• **Challenge**: Print out every line, exactly as written.

◇ ◇ ◇ ◇ ◇

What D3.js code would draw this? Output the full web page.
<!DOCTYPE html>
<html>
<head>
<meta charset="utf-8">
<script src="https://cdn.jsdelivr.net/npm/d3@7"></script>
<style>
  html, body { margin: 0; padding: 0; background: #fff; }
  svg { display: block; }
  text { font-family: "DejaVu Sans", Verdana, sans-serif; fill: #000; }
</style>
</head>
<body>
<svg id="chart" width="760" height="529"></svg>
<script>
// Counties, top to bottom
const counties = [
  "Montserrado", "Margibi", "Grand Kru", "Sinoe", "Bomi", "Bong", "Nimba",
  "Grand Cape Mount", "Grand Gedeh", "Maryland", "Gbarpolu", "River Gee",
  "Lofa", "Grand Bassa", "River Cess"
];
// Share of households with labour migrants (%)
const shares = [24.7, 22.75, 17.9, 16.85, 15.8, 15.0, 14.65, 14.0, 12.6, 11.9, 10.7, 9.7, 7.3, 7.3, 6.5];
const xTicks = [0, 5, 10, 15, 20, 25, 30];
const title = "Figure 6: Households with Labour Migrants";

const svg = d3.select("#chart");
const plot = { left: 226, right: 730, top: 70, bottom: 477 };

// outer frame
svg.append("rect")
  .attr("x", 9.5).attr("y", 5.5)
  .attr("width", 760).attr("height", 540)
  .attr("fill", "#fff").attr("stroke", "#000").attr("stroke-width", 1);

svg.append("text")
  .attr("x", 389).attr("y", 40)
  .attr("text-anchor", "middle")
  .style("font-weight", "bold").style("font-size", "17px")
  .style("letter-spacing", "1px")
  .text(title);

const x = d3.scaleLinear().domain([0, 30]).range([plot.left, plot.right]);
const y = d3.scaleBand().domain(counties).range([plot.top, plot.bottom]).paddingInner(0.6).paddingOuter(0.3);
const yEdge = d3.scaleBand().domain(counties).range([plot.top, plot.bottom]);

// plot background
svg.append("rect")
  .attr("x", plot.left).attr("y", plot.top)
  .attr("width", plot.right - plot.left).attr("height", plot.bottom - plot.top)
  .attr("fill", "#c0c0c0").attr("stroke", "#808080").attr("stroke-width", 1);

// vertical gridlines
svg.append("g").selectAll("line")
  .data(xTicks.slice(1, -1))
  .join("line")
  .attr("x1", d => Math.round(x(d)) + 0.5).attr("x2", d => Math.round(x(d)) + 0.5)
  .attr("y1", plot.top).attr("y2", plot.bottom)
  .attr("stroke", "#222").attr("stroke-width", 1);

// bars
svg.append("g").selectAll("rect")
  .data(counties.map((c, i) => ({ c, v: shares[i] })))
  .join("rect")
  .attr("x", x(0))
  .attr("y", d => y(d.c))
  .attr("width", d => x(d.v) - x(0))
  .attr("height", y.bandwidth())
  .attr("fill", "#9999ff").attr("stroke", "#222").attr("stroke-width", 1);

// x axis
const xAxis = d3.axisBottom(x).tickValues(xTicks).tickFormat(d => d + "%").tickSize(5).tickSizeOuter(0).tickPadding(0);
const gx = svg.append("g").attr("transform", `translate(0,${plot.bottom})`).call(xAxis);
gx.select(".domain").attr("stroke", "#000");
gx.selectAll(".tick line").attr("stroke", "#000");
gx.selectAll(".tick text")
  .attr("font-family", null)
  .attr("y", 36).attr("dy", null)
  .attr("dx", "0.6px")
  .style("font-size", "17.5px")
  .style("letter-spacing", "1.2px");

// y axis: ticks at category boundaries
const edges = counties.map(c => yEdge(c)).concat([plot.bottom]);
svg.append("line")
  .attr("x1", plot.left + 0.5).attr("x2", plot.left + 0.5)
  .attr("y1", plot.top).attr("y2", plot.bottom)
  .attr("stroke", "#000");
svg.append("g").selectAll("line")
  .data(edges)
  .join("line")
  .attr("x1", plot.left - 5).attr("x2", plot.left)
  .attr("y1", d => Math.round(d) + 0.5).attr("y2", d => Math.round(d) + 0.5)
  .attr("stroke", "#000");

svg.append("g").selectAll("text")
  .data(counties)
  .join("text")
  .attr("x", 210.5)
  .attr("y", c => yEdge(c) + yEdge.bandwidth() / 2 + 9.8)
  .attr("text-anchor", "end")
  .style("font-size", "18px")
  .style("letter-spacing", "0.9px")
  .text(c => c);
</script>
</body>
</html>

◇ ◇ ◇ ◇ ◇

• **Response**:
What D3.js code would draw this? Output the full web page.
<!DOCTYPE html>
<html>
<head>
<meta charset="utf-8">
<script src="https://cdn.jsdelivr.net/npm/d3@7"></script>
<style>
  html, body { margin: 0; padding: 0; background: #fff; }
  svg { display: block; }
  text { font-family: "DejaVu Sans", Verdana, sans-serif; fill: #000; }
</style>
</head>
<body>
<svg id="chart" width="760" height="529"></svg>
<script>
// Counties, top to bottom
const counties = [
  "Montserrado", "Margibi", "Grand Kru", "Sinoe", "Bomi", "Bong", "Nimba",
  "Grand Cape Mount", "Grand Gedeh", "Maryland", "Gbarpolu", "River Gee",
  "Lofa", "Grand Bassa", "River Cess"
];
// Share of households with labour migrants (%)
const shares = [24.7, 22.75, 17.9, 16.85, 15.8, 15.0, 14.65, 14.0, 12.6, 11.9, 10.7, 9.7, 7.3, 7.3, 6.5];
const xTicks = [0, 5, 10, 15, 20, 25, 30];
const title = "Figure 6: Households with Labour Migrants";

const svg = d3.select("#chart");
const plot = { left: 226, right: 730, top: 70, bottom: 477 };

// outer frame
svg.append("rect")
  .attr("x", 9.5).attr("y", 5.5)
  .attr("width", 760).attr("height", 540)
  .attr("fill", "#fff").attr("stroke", "#000").attr("stroke-width", 1);

svg.append("text")
  .attr("x", 389).attr("y", 40)
  .attr("text-anchor", "middle")
  .style("font-weight", "bold").style("font-size", "17px")
  .style("letter-spacing", "1px")
  .text(title);

const x = d3.scaleLinear().domain([0, 30]).range([plot.left, plot.right]);
const y = d3.scaleBand().domain(counties).range([plot.top, plot.bottom]).paddingInner(0.6).paddingOuter(0.3);
const yEdge = d3.scaleBand().domain(counties).range([plot.top, plot.bottom]);

// plot background
svg.append("rect")
  .attr("x", plot.left).attr("y", plot.top)
  .attr("width", plot.right - plot.left).attr("height", plot.bottom - plot.top)
  .attr("fill", "#c0c0c0").attr("stroke", "#808080").attr("stroke-width", 1);

// vertical gridlines
svg.append("g").selectAll("line")
  .data(xTicks.slice(1, -1))
  .join("line")
  .attr("x1", d => Math.round(x(d)) + 0.5).attr("x2", d => Math.round(x(d)) + 0.5)
  .attr("y1", plot.top).attr("y2", plot.bottom)
  .attr("stroke", "#222").attr("stroke-width", 1);

// bars
svg.append("g").selectAll("rect")
  .data(counties.map((c, i) => ({ c, v: shares[i] })))
  .join("rect")
  .attr("x", x(0))
  .attr("y", d => y(d.c))
  .attr("width", d => x(d.v) - x(0))
  .attr("height", y.bandwidth())
  .attr("fill", "#9999ff").attr("stroke", "#222").attr("stroke-width", 1);

// x axis
const xAxis = d3.axisBottom(x).tickValues(xTicks).tickFormat(d => d + "%").tickSize(5).tickSizeOuter(0).tickPadding(0);
const gx = svg.append("g").attr("transform", `translate(0,${plot.bottom})`).call(xAxis);
gx.select(".domain").attr("stroke", "#000");
gx.selectAll(".tick line").attr("stroke", "#000");
gx.selectAll(".tick text")
  .attr("font-family", null)
  .attr("y", 36).attr("dy", null)
  .attr("dx", "0.6px")
  .style("font-size", "17.5px")
  .style("letter-spacing", "1.2px");

// y axis: ticks at category boundaries
const edges = counties.map(c => yEdge(c)).concat([plot.bottom]);
svg.append("line")
  .attr("x1", plot.left + 0.5).attr("x2", plot.left + 0.5)
  .attr("y1", plot.top).attr("y2", plot.bottom)
  .attr("stroke", "#000");
svg.append("g").selectAll("line")
  .data(edges)
  .join("line")
  .attr("x1", plot.left - 5).attr("x2", plot.left)
  .attr("y1", d => Math.round(d) + 0.5).attr("y2", d => Math.round(d) + 0.5)
  .attr("stroke", "#000");

svg.append("g").selectAll("text")
  .data(counties)
  .join("text")
  .attr("x", 210.5)
  .attr("y", c => yEdge(c) + yEdge.bandwidth() / 2 + 9.8)
  .attr("text-anchor", "end")
  .style("font-size", "18px")
  .style("letter-spacing", "0.9px")
  .text(c => c);
</script>
</body>
</html>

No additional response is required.